I got to the first ford and saw just how deep the hard pack had become. Three or four inches down into a quick moving stream, five or six inches back up. I dropped carefully but knew I’d need to carry a little speed to get back up the other side.
The trail beyond was slick, glossy, and narrow, lined with hemlock unseeable on the moonless night.
I tip-toed tensely to the second crossing but chose to keep both the truck and my reputation intact. The 72-point turn I executed would bore an audience, but it was the smart move when faced with rushing water alone in the winter with no signal.
Rhythm, not Volume
An icy incline illuminated by old, fogged headlights, just past the first ford.
Out here, adventure isn’t volume, it’s rhythm. The knob doesn’t need to be turned all the way to the right to get that thrill. A tune hummed below the breath while you do something dangerous, difficult, and rewarding.
Small inputs, simple lines, and the humility to reverse out before the story gets expensive.
If there is a creed in that, it’s ancient but practical: The journey of a thousand miles begins with a single step. On sketchy trails it begins with measured throttle tip-in and leads to decisions that get you home.
The Part Where We Act Like Grownups
The Lancaster Conservancy calls Fishing Creek a preserve, which is a diplomatic way of saying “behave yourself.” Treat the trail not like a toy you borrow, but a tool you own. Cut your teeth here but leave the braggadocio at home.
Live mindfully. Leave quietly. The trail should look the same through the windshield as it does in the rearview.
Final Thoughts
An icy incline illuminated by old, fogged headlights, just past the first ford.
What I learned, besides the limits of late-halogen-era lighting, is that capability only counts when it comes wrapped in judgment. I went in and came out a rookie with a gold star in good judgment.
It was a perfectly fine night. No trophy, no drama, just the first entry in the field notes.
When, Where, Conditions
When: Jan 30, 2025 from 8:30-10:30 pm near Lancaster, about 34°F, mostly clear, light wind. Shaded creek cuts stay icy even when air temps flirt with freezing.
Route: Public gravel road along Fishing Creek with three shallow fords on concrete slabs, wending away from Susquehannock State Park. Remote, narrow in places, easy when water is low. (onX Maps, Lancaster Conservancy)
Backdrop: Susquehannock State Park sits on a wooded plateau with river overlooks worth a daylight return. (Pennsylvania Government)
Stream note: Fishing Creek is designated high-quality cold-water habitat supporting wild trout. Tread lightly. (Lancaster Conservancy)

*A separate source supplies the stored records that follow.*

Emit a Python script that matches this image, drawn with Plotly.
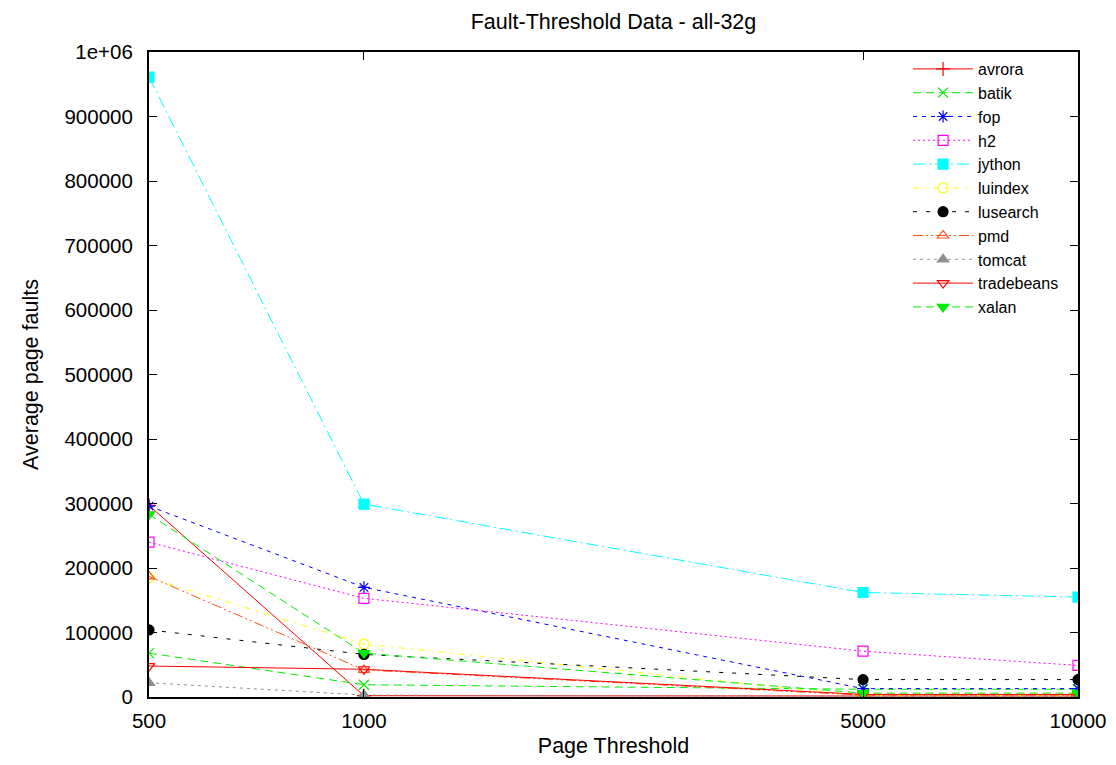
import plotly.graph_objects as go

thresholds = [500, 1000, 5000, 10000]
tick_labels = ["500", "1000", "5000", "10000"]

avrora = [297000, 2000, 1500, 1500]
batik = [68000, 19000, 12000, 12000]
fop = [296000, 170000, 13000, 13000]
h2 = [240000, 153000, 71000, 49000]
jython = [961000, 299000, 162000, 155000]
luindex = [185000, 82000, 2000, 2000]
lusearch = [104000, 66000, 27000, 27000]
pmd = [187000, 42000, 3000, 3000]
tomcat = [22000, 3000, 1000, 1000]
tradebeans = [48000, 43000, 4000, 4000]
xalan = [283000, 68000, 6000, 6000]

y_ticks = [0, 100000, 200000, 300000, 400000, 500000, 600000, 700000, 800000, 900000, 1000000]
y_tick_labels = ["0", "100000", "200000", "300000", "400000", "500000", "600000",
                 "700000", "800000", "900000", "1e+06"]

series = [
    ("avrora", avrora, "#ff0000", "solid", "cross-thin"),
    ("batik", batik, "#00ee00", "8px,5px", "x-thin"),
    ("fop", fop, "#0000ff", "4px,5px", "asterisk"),
    ("h2", h2, "#ff00ff", "2px,3px", "square-open"),
    ("jython", jython, "#00ffff", "12px,4px,2px,4px", "square"),
    ("luindex", luindex, "#ffff00", "6px,6px,2px,6px", "circle-open"),
    ("lusearch", lusearch, "#000000", "4px,9px", "circle"),
    ("pmd", pmd, "#ff5020", "10px,3px,2px,3px,2px,3px", "triangle-up-open"),
    ("tomcat", tomcat, "#909090", "3px,4px", "triangle-up"),
    ("tradebeans", tradebeans, "#ff0000", "solid", "triangle-down-open"),
    ("xalan", xalan, "#00ee00", "8px,5px", "triangle-down"),
]

fig = go.Figure()
for name, vals, color, dash, sym in series:
    fig.add_trace(go.Scatter(
        x=thresholds, y=vals, name=name, mode="lines+markers",
        line=dict(color=color, width=1, dash=dash),
        marker=dict(symbol=sym, size=10, color=color,
                    line=dict(color=color, width=1.2)),
    ))

font_family = "Liberation Sans, Arial, sans-serif"
fig.update_layout(
    width=1100, height=750,
    margin=dict(l=141, r=30, t=44, b=61, autoexpand=False),
    paper_bgcolor="white", plot_bgcolor="white",
    font=dict(family=font_family, size=20, color="#000000"),
    title=dict(text="Fault-Threshold Data - all-32g", x=0.5, xref="paper",
               xanchor="center", y=0.992, yanchor="top", font=dict(size=21.5)),
    showlegend=True,
    legend=dict(x=0.985, xanchor="right", y=1.0, yanchor="top",
                bgcolor="rgba(255,255,255,0)", font=dict(size=16),
                itemwidth=60, tracegroupgap=0),
    xaxis=dict(
        type="log", range=[2.69897, 4.0], automargin=False,
        tickvals=thresholds, ticktext=tick_labels,
        tickfont=dict(size=20.5), ticklabelstandoff=4,
        ticks="inside", ticklen=8, tickcolor="black",
        showline=True, linecolor="black", linewidth=2, mirror="ticks",
        showgrid=False, zeroline=False,
        title=dict(text="Page Threshold", standoff=15, font=dict(size=21.5)),
    ),
    yaxis=dict(
        range=[0, 1000000], automargin=False,
        tickvals=y_ticks, ticktext=y_tick_labels,
        tickfont=dict(size=20.5), ticklabelstandoff=10,
        ticks="inside", ticklen=8, tickcolor="black",
        showline=True, linecolor="black", linewidth=2, mirror="ticks",
        showgrid=False, zeroline=False,
        title=dict(text="Average page faults", standoff=20, font=dict(size=21.5)),
    ),
)

fig.write_html("out.html")
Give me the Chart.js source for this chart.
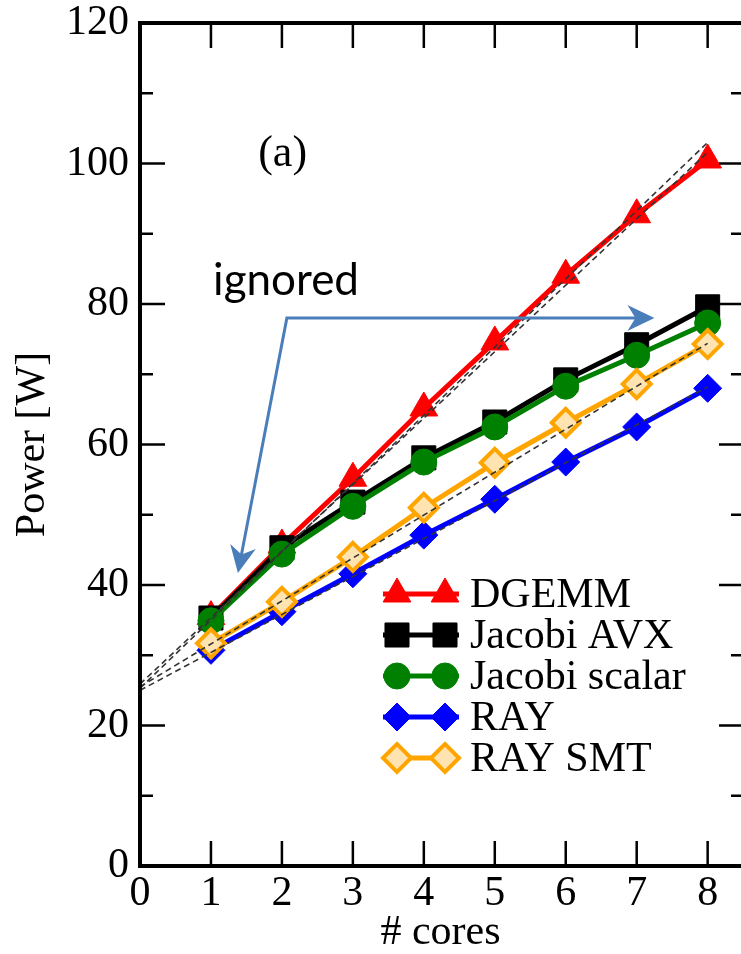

Recent snow: Jan 21 storm dropped roughly 5.5 to 6.3 inches around the county, which helps explain lingering ice.
Sky: Waxing crescent ~2% and already set by 7:17 pm, so moonless dark at go-time. (Time and Date)
Just before the drop into the rushing water on an icy moonless night.
How many creek crossings are on Fishing Creek?
Three. A public gravel road follows the stream through the preserve and fords it in three spots.
Is this road maintained in winter?
No. It’s a rural gravel road through a nature preserve and can be difficult in wet or winter weather. Always check conditions and travel prepared.